> _Objective_
Your task is to print, exactly and only, the lines from the start of the entries below through the line with "const yTicksAgopD = [0.11, 0.12, 0.13];". Include both ends, but skip the pictures.

> _Dataset items_
****************
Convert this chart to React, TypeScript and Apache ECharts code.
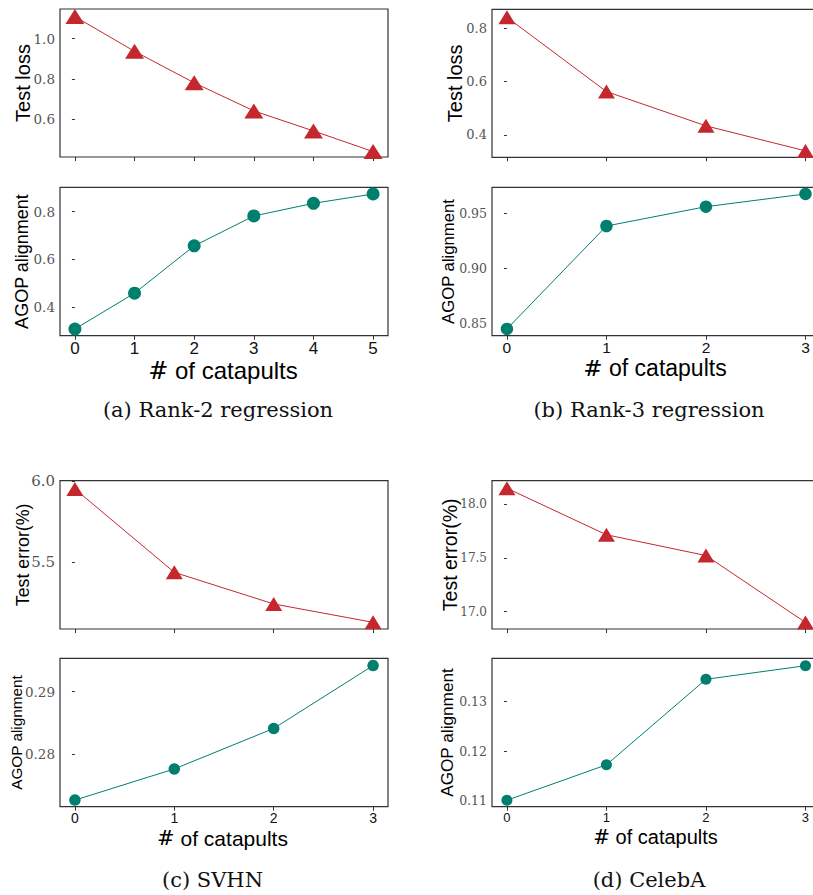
import React, { useEffect, useRef } from "react";
import * as echarts from "echarts";

// ---- data ----
const catapultsA = [0, 1, 2, 3, 4, 5];
const catapultsB = [0, 1, 2, 3];
const catapultsC = [0, 1, 2, 3];
const catapultsD = [0, 1, 2, 3];

const lossA = [1.11, 0.937, 0.78, 0.64, 0.54, 0.437];
const agopA = [0.309, 0.459, 0.657, 0.782, 0.835, 0.874];
const lossB = [0.841, 0.5625, 0.434, 0.34];
const agopB = [0.8455, 0.9385, 0.956, 0.9675];
const errC = [5.951, 5.4385, 5.244, 5.131];
const agopC = [0.2726, 0.2776, 0.2841, 0.2942];
const errD = [18.146, 17.714, 17.521, 16.9];
const agopD = [0.1101, 0.11725, 0.13453, 0.13727];

const yTicksLossA = [0.6, 0.8, 1.0];
const yTicksAgopA = [0.4, 0.6, 0.8];
const yTicksLossB = [0.4, 0.6, 0.8];
const yTicksAgopB = [0.85, 0.9, 0.95];
const yTicksErrC = [5.5, 6.0];
const yTicksAgopC = [0.28, 0.29];
const yTicksErrD = [17.0, 17.5, 18.0];
const yTicksAgopD = [0.11, 0.12, 0.13];

const captions = ["(a) Rank-2 regression", "(b) Rank-3 regression", "(c) SVHN", "(d) CelebA"];

const RED = "#c4282e";
const TEAL = "#007f6e";
const SANS = "'Liberation Sans', Arial, sans-serif";
const SERIF = "'DejaVu Serif', serif";

type Panel = {
  grid: { left: number; top: number; width: number; height: number };
  xs: number[];
  ys: number[];
  xMin: number;
  xMax: number;
  yMin: number;
  yMax: number;
  yTicks: number[];
  dec: number;
  yFont: number;
  xFont: number;
  bottom: boolean;
  kind: "tri" | "circ";
  size: number | number[];
  yTitle: string;
  yTitleX: number;
  yTitleSize: number;
};

const panels: Panel[] = [
  { grid: { left: 60, top: 9, width: 328, height: 148 }, xs: catapultsA, ys: lossA, xMin: -0.25, xMax: 5.25, yMin: 0.41, yMax: 1.148, yTicks: yTicksLossA, dec: 1, yFont: 13.5, xFont: 17, bottom: false, kind: "tri", size: [19, 15], yTitle: "Test loss", yTitleX: 23, yTitleSize: 20 },
  { grid: { left: 60, top: 187.3, width: 328, height: 148.4 }, xs: catapultsA, ys: agopA, xMin: -0.25, xMax: 5.25, yMin: 0.281, yMax: 0.902, yTicks: yTicksAgopA, dec: 1, yFont: 13.5, xFont: 17, bottom: true, kind: "circ", size: 13, yTitle: "AGOP alignment", yTitleX: 22, yTitleSize: 18 },
  { grid: { left: 492, top: 9.3, width: 328.4, height: 148 }, xs: catapultsB, ys: lossB, xMin: -0.15, xMax: 3.15, yMin: 0.316, yMax: 0.871, yTicks: yTicksLossB, dec: 1, yFont: 13, xFont: 15.5, bottom: false, kind: "tri", size: [17, 14], yTitle: "Test loss", yTitleX: 455, yTitleSize: 20 },
  { grid: { left: 492, top: 187.3, width: 328.4, height: 148.4 }, xs: catapultsB, ys: agopB, xMin: -0.15, xMax: 3.15, yMin: 0.8394, yMax: 0.9735, yTicks: yTicksAgopB, dec: 2, yFont: 12.5, xFont: 15.5, bottom: true, kind: "circ", size: 12.5, yTitle: "AGOP alignment", yTitleX: 448, yTitleSize: 16.7 },
  { grid: { left: 60, top: 480.7, width: 328, height: 148.3 }, xs: catapultsC, ys: errC, xMin: -0.15, xMax: 3.15, yMin: 5.09, yMax: 6.002, yTicks: yTicksErrC, dec: 1, yFont: 15, xFont: 14, bottom: false, kind: "tri", size: [17, 14], yTitle: "Test error(%)", yTitleX: 23, yTitleSize: 17.8 },
  { grid: { left: 60, top: 658.3, width: 328, height: 148.4 }, xs: catapultsC, ys: agopC, xMin: -0.15, xMax: 3.15, yMin: 0.27154, yMax: 0.29536, yTicks: yTicksAgopC, dec: 2, yFont: 13.5, xFont: 14, bottom: true, kind: "circ", size: 11.5, yTitle: "AGOP alignment", yTitleX: 16, yTitleSize: 15.3 },
  { grid: { left: 492, top: 480.7, width: 328.4, height: 148.3 }, xs: catapultsD, ys: errD, xMin: -0.15, xMax: 3.15, yMin: 16.839, yMax: 18.216, yTicks: yTicksErrD, dec: 1, yFont: 12, xFont: 13, bottom: false, kind: "tri", size: [17, 14], yTitle: "Test error(%)", yTitleX: 450, yTitleSize: 19.5 },
  { grid: { left: 492, top: 658.3, width: 328.4, height: 148.4 }, xs: catapultsD, ys: agopD, xMin: -0.15, xMax: 3.15, yMin: 0.10879, yMax: 0.13877, yTicks: yTicksAgopD, dec: 2, yFont: 12.5, xFont: 13, bottom: true, kind: "circ", size: 11, yTitle: "AGOP alignment", yTitleX: 447, yTitleSize: 17.2 },
];

const xTitlePos = [
  { x: 223, y: 370.5, size: 24 },
  { x: 655, y: 368, size: 23 },
  { x: 222.5, y: 838, size: 21 },
  { x: 655.5, y: 836.5, size: 20 },
];
const captionPos = [
  { x: 218, y: 410 },
  { x: 649, y: 410 },
  { x: 212.5, y: 880 },
  { x: 649, y: 880 },
];

function buildOption() {
  const grid: any[] = [];
  const xAxis: any[] = [];
  const yAxis: any[] = [];
  const series: any[] = [];
  const graphic: any[] = [];

  panels.forEach((p, i) => {
    grid.push({
      ...p.grid,
      show: true,
      borderColor: "#333",
      borderWidth: 1.2,
      backgroundColor: "transparent",
      containLabel: false,
    });
    xAxis.push({
      type: "value",
      gridIndex: i,
      min: p.xMin,
      max: p.xMax,
      axisLine: { show: false },
      splitLine: { show: false },
      axisTick: { show: true, length: 4, lineStyle: { color: "#333", width: 1 }, customValues: p.xs },
      axisLabel: {
        show: p.bottom,
        customValues: p.xs,
        fontFamily: SANS,
        fontSize: p.xFont,
        color: "#111",
        margin: 4,
        formatter: (v: number) => String(Math.round(v)),
      },
    });
    yAxis.push({
      type: "value",
      gridIndex: i,
      min: p.yMin,
      max: p.yMax,
      axisLine: { show: false },
      splitLine: { show: false },
      axisTick: { show: true, length: 3, lineStyle: { color: "#333", width: 1 }, customValues: p.yTicks },
      axisLabel: {
        show: true,
        customValues: p.yTicks,
        fontFamily: SERIF,
        fontSize: p.yFont,
        color: "#555",
        margin: 5,
        formatter: (v: number) => v.toFixed(p.dec),
      },
    });
    const color = p.kind === "tri" ? RED : TEAL;
    series.push({
      type: "line",
      xAxisIndex: i,
      yAxisIndex: i,
      data: p.xs.map((x, k) => [x, p.ys[k]]),
      symbol: p.kind === "tri" ? "triangle" : "circle",
      symbolSize: p.size,
      showAllSymbol: true,
      lineStyle: { color, width: 1 },
      itemStyle: { color, borderWidth: 0 },
      clip: false,
      z: 3,
    });
    graphic.push({
      type: "text",
      x: p.yTitleX,
      y: p.grid.top + p.grid.height / 2,
      rotation: Math.PI / 2,
      style: {
        text: p.yTitle,
        fontFamily: SANS,
        fontSize: p.yTitleSize,
        fill: "#000",
        align: "center",
        verticalAlign: "middle",
        textAlign: "center",
        textVerticalAlign: "middle",
      },
    });
  });

  xTitlePos.forEach((t) => {
    graphic.push({
      type: "text",
      x: t.x,
      y: t.y,
      style: {
        text: "{h|#}{s| of catapults}",
        rich: {
          h: { fontFamily: SERIF, fontSize: t.size, fill: "#000", color: "#000" },
          s: { fontFamily: SANS, fontSize: t.size, fill: "#000", color: "#000" },
        },
        fontFamily: SANS,
        fontSize: t.size,
        fill: "#000",
        align: "center",
        verticalAlign: "middle",
        textAlign: "center",
        textVerticalAlign: "middle",
      },
    });
  });

  captions.forEach((c, i) => {
    graphic.push({
      type: "text",
      x: captionPos[i].x,
      y: captionPos[i].y,
      style: {
        text: c,
        fontFamily: SERIF,
        fontSize: 21,
        fill: "#111",
        align: "center",
        verticalAlign: "middle",
        textAlign: "center",
        textVerticalAlign: "middle",
      },
    });
  });

  return {
    animation: false,
    backgroundColor: "#ffffff",
    grid,
    xAxis,
    yAxis,
    series,
    graphic,
  };
}

export default function App() {
  const ref = useRef<HTMLDivElement>(null);
  useEffect(() => {
    if (!ref.current) return;
    const chart = echarts.init(ref.current, undefined, { renderer: "svg" });
    chart.setOption(buildOption() as any);
    return () => chart.dispose();
  }, []);
  return (
    <div
      ref={ref}
      style={{ position: "fixed", left: 0, top: 0, width: 840, height: 895, background: "#fff" }}
    />
  );
}
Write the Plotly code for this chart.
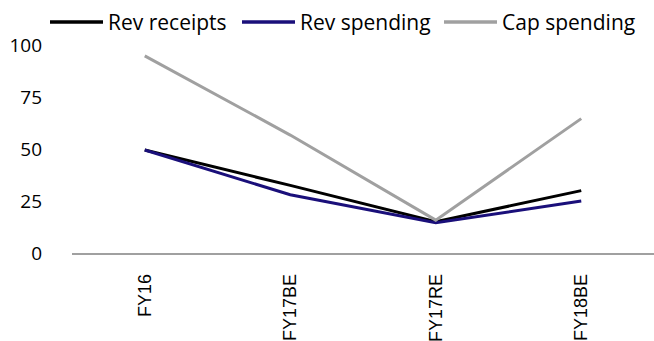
import plotly.graph_objects as go

categories = ["FY16", "FY17BE", "FY17RE", "FY18BE"]
rev_receipts = [49.5, 32.5, 15.0, 30.0]
rev_spending = [49.5, 28.0, 14.5, 25.0]
cap_spending = [94.8, 56.7, 15.8, 64.6]
y_ticks = [0, 25, 50, 75, 100]

series_names = ["Rev receipts", "Rev spending", "Cap spending"]
series_values = [rev_receipts, rev_spending, cap_spending]
series_colors = ["#000000", "#1a0f7a", "#a0a0a0"]

W, H = 654, 341
fig = go.Figure()
for name, vals, color in zip(series_names, series_values, series_colors):
    fig.add_trace(go.Scatter(
        x=categories, y=vals, name=name, mode="lines",
        line=dict(color=color, width=3), showlegend=False,
    ))

# Legend row across the top: a long line sample followed by its label
legend_starts = [50, 242, 444]   # pixel x of each line sample
sample_len = 53
leg_y = (H - 22 - 88) / (H - 45 - 88)
for x0, name, color in zip(legend_starts, series_names, series_colors):
    fig.add_shape(
        type="line", xref="paper", yref="paper",
        x0=(x0 - 72) / (W - 72), x1=(x0 + sample_len - 72) / (W - 72),
        y0=leg_y, y1=leg_y,
        line=dict(color=color, width=3.5),
    )
    fig.add_annotation(
        xref="paper", yref="paper",
        x=(x0 + sample_len + 3 - 72) / (W - 72), y=leg_y,
        xanchor="left", yanchor="middle", showarrow=False, text=name,
        font=dict(family="Open Sans", size=21, color="#000"),
    )

fig.update_layout(
    width=W, height=H,
    margin=dict(l=72, r=0, t=45, b=88),
    paper_bgcolor="white", plot_bgcolor="white",
    xaxis=dict(
        type="category", range=[-0.5, 3.5],
        showgrid=False, zeroline=False,
        showline=True, linecolor="#a0a0a0", linewidth=1.5,
        tickangle=-90, ticks="", ticklabelstandoff=12,
        tickfont=dict(family="Liberation Sans", size=18, color="#000"),
    ),
    yaxis=dict(
        range=[0, 100], tickvals=y_ticks, showgrid=False, zeroline=False,
        showline=False, ticks="", ticklabelstandoff=29,
        tickfont=dict(family="Open Sans", size=19, color="#000"),
    ),
)

fig.write_html("out.html")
****************
> _Finished exercise_
Convert this chart to React, TypeScript and Apache ECharts code.
import React, { useEffect, useRef } from "react";
import * as echarts from "echarts";

// ---- data ----
const catapultsA = [0, 1, 2, 3, 4, 5];
const catapultsB = [0, 1, 2, 3];
const catapultsC = [0, 1, 2, 3];
const catapultsD = [0, 1, 2, 3];

const lossA = [1.11, 0.937, 0.78, 0.64, 0.54, 0.437];
const agopA = [0.309, 0.459, 0.657, 0.782, 0.835, 0.874];
const lossB = [0.841, 0.5625, 0.434, 0.34];
const agopB = [0.8455, 0.9385, 0.956, 0.9675];
const errC = [5.951, 5.4385, 5.244, 5.131];
const agopC = [0.2726, 0.2776, 0.2841, 0.2942];
const errD = [18.146, 17.714, 17.521, 16.9];
const agopD = [0.1101, 0.11725, 0.13453, 0.13727];

const yTicksLossA = [0.6, 0.8, 1.0];
const yTicksAgopA = [0.4, 0.6, 0.8];
const yTicksLossB = [0.4, 0.6, 0.8];
const yTicksAgopB = [0.85, 0.9, 0.95];
const yTicksErrC = [5.5, 6.0];
const yTicksAgopC = [0.28, 0.29];
const yTicksErrD = [17.0, 17.5, 18.0];
const yTicksAgopD = [0.11, 0.12, 0.13];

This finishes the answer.